Illustrator to sign book with author Harlan Coben in Ridgewood

BY SOPHIA F. GOTTFRIED
STAFF WRITER |
THE RECORD

BOOKS

WHAT: Illustrator Leah Tinari and author Harlan Coben will read and sign “The Magical Fantastical Fridge.”

WHERE: Bookends bookstore, 211 E. Ridgewood Ave., Ridgewood.

WHEN: 4 p.m. Tuesday.

DETAILS: Event is free but attendees must purchase the book, $17.99. To reserve books in advance of the signing or order a signed copy, go to book-ends.com.

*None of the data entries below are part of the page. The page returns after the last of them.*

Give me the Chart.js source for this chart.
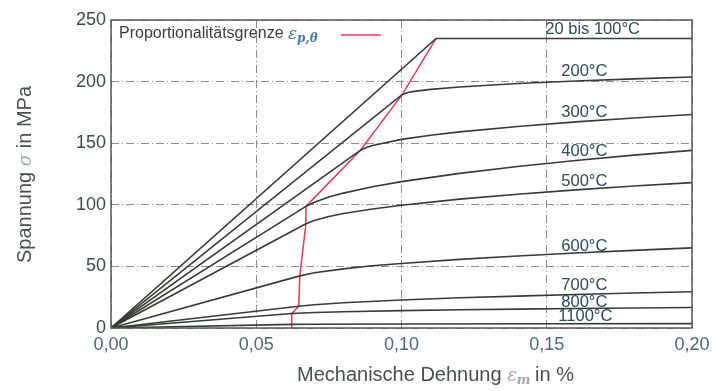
<!DOCTYPE html>
<html>
<head>
<meta charset="utf-8">
<script src="https://cdn.jsdelivr.net/npm/chart.js@4/dist/chart.umd.min.js"></script>
<style>
  html, body { margin: 0; padding: 0; background: #fff; }
  #wrap { width: 720px; height: 391px; }
</style>
</head>
<body>
<div id="wrap"><canvas id="myChart" width="720" height="391"></canvas></div>
<script>
// stress-strain curves, strain in %, stress in MPa
const strain20 = [0, 0.1119, 0.20];
const stress20 = [0, 235, 235];
const strain200 = [0, 0.1003, 0.1025, 0.105, 0.11, 0.12, 0.14, 0.16, 0.18, 0.20];
const stress200 = [0, 189.6, 191.3, 192.3, 193.7, 195.6, 198.4, 200.5, 202.2, 203.7];
const strain300 = [0, 0.0858, 0.0875, 0.09, 0.10, 0.11, 0.12, 0.14, 0.16, 0.18, 0.20];
const stress300 = [0, 144.1, 146.2, 148.1, 153.1, 156.4, 159.2, 163.6, 167.3, 170.5, 173.3];
const strain400 = [0, 0.0671, 0.07, 0.075, 0.08, 0.09, 0.10, 0.12, 0.14, 0.16, 0.18, 0.20];
const stress400 = [0, 98.7, 102.1, 106.3, 109.5, 114.6, 118.8, 125.5, 131.1, 136.0, 140.3, 144.2];
const strain500 = [0, 0.0671, 0.07, 0.075, 0.08, 0.09, 0.10, 0.12, 0.14, 0.16, 0.18, 0.20];
const stress500 = [0, 84.6, 87.3, 90.5, 92.9, 96.6, 99.6, 104.6, 108.6, 112.1, 115.2, 118.0];
const strain600 = [0, 0.065, 0.07, 0.08, 0.09, 0.10, 0.12, 0.14, 0.16, 0.18, 0.20];
const stress600 = [0, 42.3, 44.8, 48.0, 50.5, 52.4, 55.7, 58.5, 60.9, 63.0, 65.0];
const strain700 = [0, 0.0646, 0.07, 0.08, 0.10, 0.12, 0.14, 0.16, 0.18, 0.20];
const stress700 = [0, 17.6, 18.9, 20.5, 22.7, 24.5, 25.9, 27.2, 28.4, 29.4];
const strain800 = [0, 0.0622, 0.07, 0.08, 0.10, 0.12, 0.14, 0.16, 0.18, 0.20];
const stress800 = [0, 11.75, 12.6, 13.2, 14.1, 14.8, 15.3, 15.8, 16.2, 16.6];
const strain1100 = [0, 0.0622, 0.07, 0.10, 0.15, 0.20];
const stress1100 = [0, 2.94, 3.07, 3.26, 3.44, 3.57];

// proportional limit line
const strainProp = [0.0622, 0.0622, 0.0622, 0.0646, 0.0650, 0.0671, 0.0671, 0.0858, 0.1003, 0.1119];
const stressProp = [0, 2.94, 11.75, 17.6, 42.3, 84.6, 98.7, 144.1, 189.6, 235];

const curveLabels = ["20 bis 100°C", "200°C", "300°C", "400°C", "500°C", "600°C", "700°C", "800°C", "1100°C"];
const labelX = [0.1495, 0.155, 0.155, 0.155, 0.155, 0.155, 0.155, 0.155, 0.154];
const labelY = [242.5, 208.5, 175, 143, 119, 66, 34.5, 21, 9];

const xTicks = [0, 0.05, 0.10, 0.15, 0.20];

const curves = [
  [strain20, stress20], [strain200, stress200], [strain300, stress300],
  [strain400, stress400], [strain500, stress500], [strain600, stress600],
  [strain700, stress700], [strain800, stress800], [strain1100, stress1100]
];

function toPoints(xs, ys) {
  return xs.map((x, i) => ({ x: x, y: ys[i] }));
}

const datasets = curves.map((c, i) => ({
  label: curveLabels[i],
  data: toPoints(c[0], c[1]),
  borderColor: "#363d34",
  borderWidth: 1.6,
  pointRadius: 0,
  showLine: true,
  fill: false
}));
datasets.push({
  label: "Proportionalitätsgrenze",
  data: toPoints(strainProp, stressProp),
  borderColor: "#e8385c",
  borderWidth: 1.5,
  pointRadius: 0,
  showLine: true,
  fill: false
});

// curve labels, legend, axis titles, frame
const decorations = {
  id: "decorations",
  afterDatasetsDraw(chart) {
    const ctx = chart.ctx;
    const xs = chart.scales.x, ys = chart.scales.y;
    const area = chart.chartArea;
    ctx.save();

    // frame
    ctx.strokeStyle = "#555a58";
    ctx.lineWidth = 1.5;
    ctx.strokeRect(area.left, area.top, area.right - area.left, area.bottom - area.top);

    // curve labels
    ctx.font = "16.5px 'Liberation Sans', Arial, sans-serif";
    ctx.fillStyle = "#2f4a5b";
    ctx.textBaseline = "middle";
    ctx.textAlign = "left";
    curveLabels.forEach((t, i) => {
      ctx.fillText(t, xs.getPixelForValue(labelX[i]), ys.getPixelForValue(labelY[i]));
    });

    // legend
    const ly = area.top + 14;
    ctx.font = "16px 'Liberation Sans', Arial, sans-serif";
    ctx.fillStyle = "#3a3f3f";
    const lx = area.left + 8;
    ctx.fillText("Proportionalitätsgrenze", lx, ly);
    let w = ctx.measureText("Proportionalitätsgrenze ").width;
    ctx.font = "italic 17px 'DejaVu Serif', 'Liberation Serif', serif";
    ctx.fillStyle = "#3f7fa0";
    ctx.fillText("ε", lx + w, ly + 1);
    w += ctx.measureText("ε").width;
    ctx.font = "italic bold 12px 'DejaVu Serif', 'Liberation Serif', serif";
    ctx.fillText("p,θ", lx + w, ly + 5);
    ctx.strokeStyle = "#e8385c";
    ctx.lineWidth = 1.5;
    ctx.beginPath();
    ctx.moveTo(area.left + 230, ly + 1);
    ctx.lineTo(area.left + 270, ly + 1);
    ctx.stroke();

    // x axis title
    ctx.textBaseline = "alphabetic";
    ctx.font = "20px 'Liberation Sans', Arial, sans-serif";
    ctx.fillStyle = "#4a5050";
    const tx = 297, ty = 381;
    ctx.fillText("Mechanische Dehnung ", tx, ty);
    let tw = ctx.measureText("Mechanische Dehnung ").width;
    ctx.font = "italic 18px 'DejaVu Serif', 'Liberation Serif', serif";
    ctx.fillStyle = "#9aa8b0";
    ctx.fillText("ε", tx + tw, ty);
    tw += ctx.measureText("ε").width;
    ctx.font = "italic bold 13px 'DejaVu Serif', 'Liberation Serif', serif";
    ctx.fillText("m", tx + tw, ty + 3);
    tw += ctx.measureText("m ").width;
    ctx.font = "20px 'Liberation Sans', Arial, sans-serif";
    ctx.fillStyle = "#4a5050";
    ctx.fillText("in %", tx + tw, ty);

    // y axis title
    ctx.translate(31, 263);
    ctx.rotate(-Math.PI / 2);
    ctx.font = "20px 'Liberation Sans', Arial, sans-serif";
    ctx.fillText("Spannung ", 0, 0);
    let sw = ctx.measureText("Spannung ").width;
    ctx.font = "italic 18px 'DejaVu Serif', 'Liberation Serif', serif";
    ctx.fillStyle = "#9aa8b0";
    ctx.fillText("σ", sw, 0);
    sw += ctx.measureText("σ ").width;
    ctx.font = "20px 'Liberation Sans', Arial, sans-serif";
    ctx.fillStyle = "#4a5050";
    ctx.fillText("in MPa", sw, 0);

    ctx.restore();
  }
};

const ctx = document.getElementById("myChart").getContext("2d");
const myChart = new Chart(ctx, {
  type: "scatter",
  data: { datasets: datasets },
  options: {
    responsive: false,
    animation: false,
    layout: { padding: { top: 20, right: 28, left: 0, bottom: 0 } },
    plugins: {
      legend: { display: false },
      tooltip: { enabled: false }
    },
    scales: {
      x: {
        type: "linear",
        min: 0,
        max: 0.2,
        afterBuildTicks: (scale) => { scale.ticks = xTicks.map(v => ({ value: v })); },
        afterFit: (scale) => { scale.height = 63; },
        grid: { color: "#8c8f8c", lineWidth: 1, drawTicks: false },
        border: { display: false, dash: [8, 3, 1, 3] },
        ticks: {
          padding: 6,
          color: "#4d6a78",
          font: { size: 18, family: "'Liberation Sans', Arial, sans-serif" },
          callback: (v) => Number(v).toFixed(2).replace(".", ",")
        }
      },
      y: {
        min: 0,
        max: 250,
        afterFit: (scale) => { scale.width = 111; },
        grid: { color: "#8c8f8c", lineWidth: 1, drawTicks: false },
        border: { display: false, dash: [8, 3, 1, 3] },
        ticks: {
          stepSize: 50,
          padding: 5,
          color: "#3e4a4e",
          font: { size: 18, family: "'Liberation Sans', Arial, sans-serif" }
        }
      }
    }
  },
  plugins: [decorations]
});
</script>
</body>
</html>
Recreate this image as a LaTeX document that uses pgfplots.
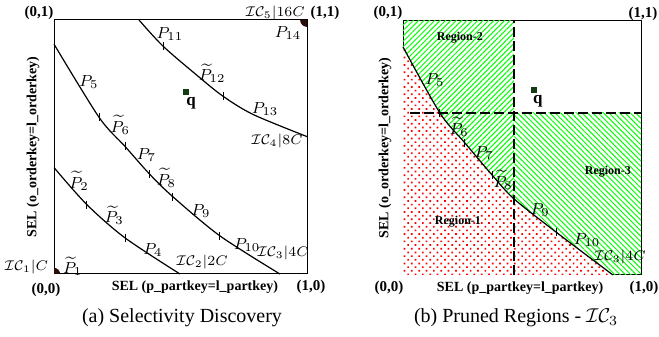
\documentclass[border=0pt]{standalone}
\usepackage{fontspec}
\setmainfont{Liberation Serif}
\usepackage{pgfplots}
\pgfplotsset{compat=1.18}
\usepackage{pgfplotstable}
\usetikzlibrary{patterns,patterns.meta}
\definecolor{qgreen}{RGB}{20,60,20}
\definecolor{corner}{RGB}{45,12,12}
\newcommand{\IC}{\mathcal{I}\mathcal{C}}
\newcommand{\plab}{\fontsize{8}{9}\selectfont}
\newcommand{\iclab}{\fontsize{7.5}{8.5}\selectfont}
\newcommand{\blab}{\fontsize{7}{8}\selectfont\bfseries}
\newcommand{\clab}{\fontsize{7.5}{8.5}\selectfont\bfseries}
\newcommand{\rlab}{\fontsize{6}{7}\selectfont\bfseries}
\newcommand{\caplab}{\fontsize{10}{12}\selectfont}

\pgfplotstableread{
x y
0.336 1.000
0.431 0.897
0.569 0.779
0.668 0.700
0.787 0.628
1.000 0.541
}\ICfourL
\pgfplotstableread{
x y
0.000 0.905
0.178 0.617
0.281 0.502
0.379 0.392
0.470 0.304
0.656 0.150
0.893 0.000
}\ICthreeL
\pgfplotstableread{
x y
0.000 0.419
0.130 0.273
0.281 0.142
0.498 0.000
}\ICtwoL
\pgfplotstableread{
x y
0.000 0.898
0.155 0.638
0.260 0.520
0.374 0.394
0.466 0.300
0.643 0.169
0.882 0.000
}\ICthreeR

\pgfplotsset{
  panel/.style={scale only axis, xmin=0, xmax=1, ymin=0, ymax=1, ticks=none,
    clip=false, axis line style={line width=0.5pt}},
  curve/.style={smooth, line width=0.6pt, black, no marks},
  ctick/.style={only marks, mark=|, mark size=2pt, mark options={line width=0.5pt}, black},
}
\tikzset{every node/.append style={inner sep=0.5pt}}

\begin{document}
\begin{tikzpicture}
\useasboundingbox (0,0) rectangle (329.5pt,168.5pt);

% ---------------- (a) ----------------
\begin{axis}[panel, at={(27pt,31.5pt)}, anchor=south west, width=126.5pt, height=127pt]
\addplot[curve] table {\ICfourL};
\addplot[curve] table {\ICthreeL};
\addplot[curve] table {\ICtwoL};
\addplot[ctick] coordinates {(0.431,0.897) (0.668,0.700)
  (0.178,0.617) (0.281,0.502) (0.379,0.392) (0.470,0.304) (0.656,0.150)
  (0.130,0.273) (0.281,0.142)};
\addplot[fill=corner, draw=none] coordinates {(0,0) (0.024,0) (0.0232,0.0062) (0.0208,0.012) (0.017,0.017) (0.012,0.0208) (0.0062,0.0232) (0,0.024)} --cycle;
\addplot[fill=corner, draw=none] coordinates {(1,1) (0.973,1) (0.9738,0.993) (0.9766,0.9865) (0.981,0.981) (0.9865,0.9766) (0.993,0.9738) (1,0.973)} --cycle;
\addplot[only marks, mark=square*, mark size=1.3pt, color=qgreen] coordinates {(0.522,0.717)};

\node at (axis cs:0.542,0.672) {\fontsize{8.5}{9}\selectfont\bfseries q};
\node at (axis cs:0.458,0.945) {\plab $P_{11}$};
\node at (axis cs:0.925,0.950) {\plab $P_{14}$};
\node at (axis cs:0.625,0.791) {\plab $\widetilde{P}_{12}$};
\node at (axis cs:0.834,0.650) {\plab $P_{13}$};
\node at (axis cs:0.881,0.524) {\iclab $\IC_4|8C$};
\node at (axis cs:0.138,0.756) {\plab $P_{5}$};
\node at (axis cs:0.262,0.587) {\plab $\widetilde{P}_{6}$};
\node at (axis cs:0.365,0.469) {\plab $P_{7}$};
\node at (axis cs:0.444,0.378) {\plab $\widetilde{P}_{8}$};
\node at (axis cs:0.581,0.248) {\plab $P_{9}$};
\node at (axis cs:0.763,0.114) {\plab $P_{10}$};
\node at (axis cs:0.905,0.083) {\iclab $\IC_3|4C$};
\node at (axis cs:0.099,0.366) {\plab $\widetilde{P}_{2}$};
\node at (axis cs:0.238,0.232) {\plab $\widetilde{P}_{3}$};
\node at (axis cs:0.391,0.094) {\plab $P_{4}$};
\node at (axis cs:0.585,0.047) {\iclab $\IC_2|2C$};
\node at (axis cs:0.074,0.030) {\plab $\widetilde{P}_{1}$};
\node[anchor=east] at (axis cs:-0.018,0.028) {\iclab $\IC_1|C$};
\node at (axis cs:-0.059,1.028) {\clab (0,1)};
\node at (axis cs:0.874,1.028) {\iclab $\IC_5|16C$};
\node at (axis cs:1.071,1.028) {\clab (1,1)};
\node at (axis cs:-0.032,-0.063) {\clab (0,0)};
\node at (axis cs:0.557,-0.051) {\blab SEL (p\_partkey=l\_partkey)};
\node at (axis cs:1.016,-0.051) {\clab (1,0)};
\node[rotate=90] at (axis cs:-0.083,0.5) {\blab SEL (o\_orderkey=l\_orderkey)};
\node at (axis cs:0.506,-0.173) {\caplab (a) Selectivity Discovery};
\end{axis}

% ---------------- (b) ----------------
\begin{axis}[panel, at={(201.5pt,31pt)}, anchor=south west, width=119pt, height=127pt]
\addplot[draw=none, pattern={Lines[angle=45,distance=1.9pt,line width=0.5pt]}, pattern color=green] coordinates {(0,1) (0.466,1)} \closedcycle;
\addplot[draw=none, pattern={Lines[angle=-45,distance=1.9pt,line width=0.5pt]}, pattern color=green] coordinates {(0.466,0.638) (1,0.638)} \closedcycle;
\addplot[smooth, draw=none, fill=white, postaction={pattern={Dots[angle=45,distance=2.6pt,radius=0.6pt]}, pattern color=red}] table {\ICthreeR} \closedcycle;
\addplot[line width=0.6pt, dash pattern=on 5pt off 2pt, black] coordinates {(0.466,0) (0.466,1)};
\addplot[line width=0.6pt, dash pattern=on 5pt off 2pt, black] coordinates {(0.03,0.638) (1,0.638)};
\addplot[curve] table {\ICthreeR};
\addplot[ctick] coordinates {(0.155,0.638) (0.260,0.520) (0.374,0.394) (0.643,0.169)};
\addplot[only marks, mark=square*, mark size=1.3pt, color=qgreen] coordinates {(0.550,0.728)};

\node at (axis cs:0.567,0.684) {\fontsize{8.5}{9}\selectfont\bfseries q};
\node at (axis cs:0.239,0.933) {\rlab Region-2};
\node at (axis cs:0.861,0.406) {\rlab Region-3};
\node at (axis cs:0.231,0.209) {\rlab Region-1};
\node at (axis cs:0.134,0.768) {\plab $P_{5}$};
\node at (axis cs:0.236,0.583) {\plab $\widetilde{P}_{6}$};
\node at (axis cs:0.341,0.480) {\plab $P_{7}$};
\node at (axis cs:0.421,0.374) {\plab $\widetilde{P}_{8}$};
\node at (axis cs:0.576,0.256) {\plab $P_{9}$};
\node at (axis cs:0.773,0.138) {\plab $P_{10}$};
\node at (axis cs:0.912,0.071) {\iclab $\IC_3|4C$};
\node at (axis cs:-0.063,1.031) {\clab (0,1)};
\node at (axis cs:1.008,1.028) {\clab (1,1)};
\node at (axis cs:-0.059,-0.051) {\clab (0,0)};
\node at (axis cs:0.492,-0.051) {\blab SEL (p\_partkey=l\_partkey)};
\node at (axis cs:1.013,-0.051) {\clab (1,0)};
\node[rotate=90] at (axis cs:-0.076,0.5) {\blab SEL (o\_orderkey=l\_orderkey)};
\node at (axis cs:0.475,-0.169) {\caplab (b) Pruned Regions - $\IC_3$};
\end{axis}
\end{tikzpicture}
\end{document}
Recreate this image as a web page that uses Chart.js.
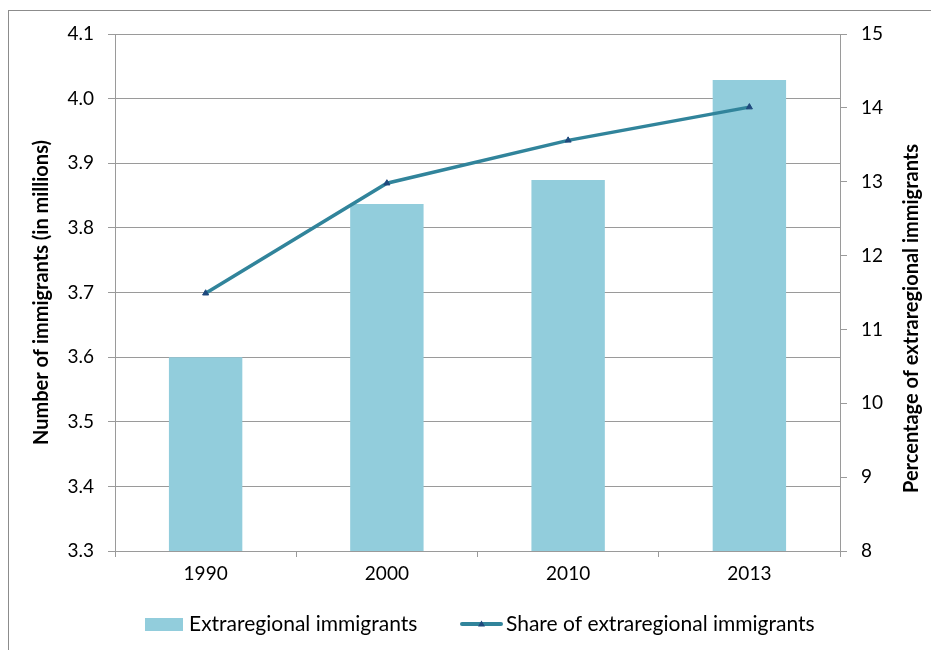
<!DOCTYPE html>
<html>
<head>
<meta charset="utf-8">
<script src="https://cdn.jsdelivr.net/npm/chart.js@4.4.1/dist/chart.umd.min.js"></script>
<style>
  html, body { margin: 0; padding: 0; background: #fff; }
  #wrap { position: relative; width: 931px; height: 650px; }
</style>
</head>
<body>
<div id="wrap"><canvas id="chart" width="931" height="650"></canvas></div>
<script>
    "use strict";

    // data
    const years = ["1990", "2000", "2010", "2013"];
    const immigrants = [3.60, 3.837, 3.874, 4.029];      // millions, left axis
    const sharePct = [11.49, 12.98, 13.56, 14.01];      // %, right axis
    const leftTicks = [3.3, 4.1, 0.1];                   // min, max, step
    const rightTicks = [8, 15, 1];

    const barLabel = "Extraregional immigrants";
    const lineLabel = "Share of extraregional immigrants";
    const leftTitle = "Number of immigrants (in millions)";
    const rightTitle = "Percentage of extraregional immigrants";

    const FONT = "Lato, 'Open Sans', sans-serif";
    const barColor = "#92cddc";
    const lineColor = "#31849b";
    const markColor = "#1f497d";
    const gridColor = "#9a9a9a";

    // outer frame + right title (reads bottom-to-top) + legend
    const extras = {
        id: 'extras',
        beforeDraw(chart) {
            const c = chart.ctx;
            c.save();
            c.strokeStyle = "#8c8c8c";
            c.lineWidth = 1;
            c.strokeRect(8.5, 10.5, 1000, 1000);
            c.restore();
        },
        afterDraw(chart) {
            const c = chart.ctx;
            const area = chart.chartArea;
            c.save();
            c.fillStyle = "#000";
            c.font = "bold 20px " + FONT;
            c.textAlign = "center";
            c.textBaseline = "middle";
            c.translate(912, (area.top + area.bottom) / 2 + 26);
            c.rotate(-Math.PI / 2);
            c.fillText(rightTitle, 0, 0);
            c.restore();

            // legend
            const y = 624;
            c.save();
            c.font = "21px " + FONT;
            c.textBaseline = "middle";
            c.textAlign = "left";
            c.fillStyle = barColor;
            c.fillRect(145, y - 6, 38, 13);
            c.fillStyle = "#000";
            c.fillText(barLabel, 189, y);
            c.strokeStyle = lineColor;
            c.lineWidth = 4;
            c.lineCap = "round";
            c.beginPath();
            c.moveTo(462, y);
            c.lineTo(501, y);
            c.stroke();
            c.fillStyle = markColor;
            c.beginPath();
            c.moveTo(481.5, y - 3.5);
            c.lineTo(485, y + 2.5);
            c.lineTo(478, y + 2.5);
            c.closePath();
            c.fill();
            c.fillStyle = "#000";
            c.fillText(lineLabel, 506, y);
            c.restore();
        }
    };

    new Chart(document.getElementById('chart'), {
        data: {
            labels: years,
            datasets: [
                {
                    type: 'line',
                    label: lineLabel,
                    data: sharePct,
                    yAxisID: 'y2',
                    borderColor: lineColor,
                    borderWidth: 3.5,
                    pointStyle: 'triangle',
                    pointRadius: 3.5,
                    pointBackgroundColor: markColor,
                    pointBorderColor: markColor,
                    pointBorderWidth: 1,
                    tension: 0,
                    order: 0
                },
                {
                    type: 'bar',
                    label: barLabel,
                    data: immigrants,
                    yAxisID: 'y',
                    backgroundColor: barColor,
                    barPercentage: 0.405,
                    categoryPercentage: 1,
                    order: 1
                }
            ]
        },
        options: {
            responsive: false,
            animation: false,
            devicePixelRatio: 1,
            layout: { padding: { top: 34, left: 0, right: 0, bottom: 0 } },
            plugins: { legend: { display: false }, tooltip: { enabled: false } },
            scales: {
                x: {
                    offset: true,
                    afterFit: (s) => { s.height = 99; },
                    grid: { offset: true, drawOnChartArea: false, color: gridColor, tickLength: 6 },
                    border: { color: gridColor },
                    ticks: { color: "#000", font: { family: FONT, size: 19 }, padding: 5, maxRotation: 0 }
                },
                y: {
                    position: 'left',
                    min: leftTicks[0],
                    max: leftTicks[1],
                    afterFit: (s) => { s.width = 115; },
                    grid: { color: gridColor, tickLength: 7 },
                    border: { color: gridColor },
                    ticks: {
                        stepSize: leftTicks[2],
                        color: "#000",
                        font: { family: FONT, size: 19 },
                        padding: 14,
                        callback: (v) => Number(v).toFixed(1)
                    },
                    title: {
                        display: true,
                        text: leftTitle,
                        color: "#000",
                        font: { family: FONT, size: 20, weight: 'bold' },
                        padding: { top: 30, bottom: 0 }
                    }
                },
                y2: {
                    position: 'right',
                    min: rightTicks[0],
                    max: rightTicks[1],
                    afterFit: (s) => { s.width = 91; },
                    grid: { drawOnChartArea: false, color: gridColor, tickLength: 7 },
                    border: { color: gridColor },
                    ticks: {
                        stepSize: rightTicks[2],
                        color: "#000",
                        font: { family: FONT, size: 19 },
                        padding: 14
                    }
                }
            }
        },
        plugins: [extras]
    });
</script>
</body>
</html>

Artist Leah Tinari is known for her colorful, contemporary paintings. She can now add children’s book illustrator to her résumé, with the newly released “The Magical Fantastical Fridge,” a picture book for children ages 4 to 8. And Tinari, who grew up in Ho-Ho-Kus, has her North Jersey roots to thank for that.

The project came about due to a bold mural Tinari painted in her mother’s restaurant, Janice a Bistro in Ho-Ho-Kus (now called Just Janice). The piece caught the eye of best-selling author Harlan Coben, a Ridgewood resident and a regular at the popular bistro. “One night, my wife, Anne, suggested that Leah’s artwork would work great in a kid picture book,” says Coben, who wrote the story. “That’s how it all started.”

Tinari agrees the book’s back story itself makes for “a very cool Jersey story.”

Coben and Tinari collaborated for almost two years to create the colorful adventure that is “The Magical Fantastical Fridge,” a story about a little boy named Walden who, while boycotting his chores, gets pulled into the photos, mementos and knickknacks on his family refrigerator, which have all come to life.